The following tables summarize the LLM support for the main features of NeMo Guardrails, focusing on the different rails available out of the box. If you want to use an LLM and you cannot see a prompt in the prompts folder, please also check the configuration defined in the LLM examples' configurations.
Feature | gpt-3.5-turbo-instruct | text-davinci-003 | nemollm-43b | llama-2-13b-chat | falcon-7b-instruct | gpt-3.5-turbo | gpt-4 | gpt4all-13b-snoozy | vicuna-7b-v1.3 | mpt-7b-instruct | dolly-v2-3b | HF Pipeline model |
---|---|---|---|---|---|---|---|---|---|---|---|---|
Dialog Rails | ✔️ (0.74) | ✔️ (0.83) | ✔️ (0.82) | ✔️ (0.77) | ✔️ (0.76) | ❗ (0.45) | ❗ | ❗ (0.54) | ❗ (0.54) | ❗ (0.50) | ❗ (0.40) | ❗ (DEPENDS ON MODEL) |
• Single LLM call | ✔️ (0.83) | ✔️ (0.81) | ✔️ | ❌ | ❌ | ❌ | ❌ | ❌ | ❌ | ❌ | ❌ | ❌ |
• Multi-step flow generation | EXPERIMENTAL | EXPERIMENTAL | ❌ | ❌ | ❌ | ❌ | ❌ | ❌ | ❌ | ❌ | ❌ | ❌ |
Streaming | ✔️ | ✔️ | ✔️ | - | - | ✔️ | ✔️ | - | - | - | - | ✔️ |
Hallucination detection (SelfCheckGPT with AskLLM) | ✔️ | ✔️ | ❌ | ❌ | ❌ | ❌ | ❌ | ❌ | ❌ | ❌ | ❌ | ❌ |
AskLLM rails | ||||||||||||
• Jailbreak detection | ✔️ (0.88) | ✔️ (0.88) | ✔️ (0.86) | ❌ | ❌ | ✔️ (0.85) | ❌ | ❌ | ❌ | ❌ | ❌ | ❌ |
• Output moderation | ✔️ | ✔️ | ✔️ | ❌ | ❌ | ✔️ (0.85) | ❌ | ❌ | ❌ | ❌ | ❌ | ❌ |
• Fact-checking | ✔️ (0.81) | ✔️ (0.82) | ✔️ (0.81) | ✔️ (0.80) | ❌ | ✔️ (0.83) | ❌ | ❌ | ❌ | ❌ | ❌ | ❗ (DEPENDS ON MODEL) |
AlignScore fact-checking (LLM independent) | ✔️ (0.89) | ✔️ | ✔️ | ✔️ | ✔️ | ✔️ | ✔️ | ✔️ | ✔️ | ✔️ | ✔️ | ✔️ |
ActiveFence moderation (LLM independent) | ✔️ | ✔️ | ✔️ | ✔️ | ✔️ | ✔️ | ✔️ | ✔️ | ✔️ | ✔️ | ✔️ | ✔️ |
Llama Guard moderation (LLM independent) | ✔️ | ✔️ | ✔️ | ✔️ | ✔️ | ✔️ | ✔️ | ✔️ | ✔️ | ✔️ | ✔️ | ✔️ |
Got It AI RAG TruthChecker (LLM independent) | ✔️ | ✔️ | ✔️ | ✔️ | ✔️ | ✔️ | ✔️ | ✔️ | ✔️ | ✔️ | ✔️ | ✔️ |
Patronus Lynx RAG Hallucination detection (LLM independent) | ✔️ | ✔️ | ✔️ | ✔️ | ✔️ | ✔️ | ✔️ | ✔️ | ✔️ | ✔️ | ✔️ | ✔️ |
Table legend:
- ✔️ - Supported (The feature is fully supported by the LLM based on our experiments and tests)

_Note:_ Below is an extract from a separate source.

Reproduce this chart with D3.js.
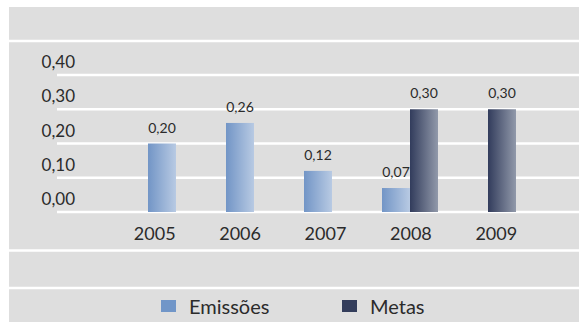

- ❗ - Limited Support (Experiments and tests show that the LLM is under-performing for that feature)
- ❌ - Not Supported (Experiments show very poor performance or no experiments have been done for the LLM-feature pair)
- - - Not Applicable (e.g. models support streaming, it depends how they are deployed)
The performance numbers reported in the table above for each LLM-feature pair are as follows:
- the banking dataset evaluation for dialog (topical) rails
- fact-checking using MSMARCO dataset and moderation rails experiments More details in the evaluation docs.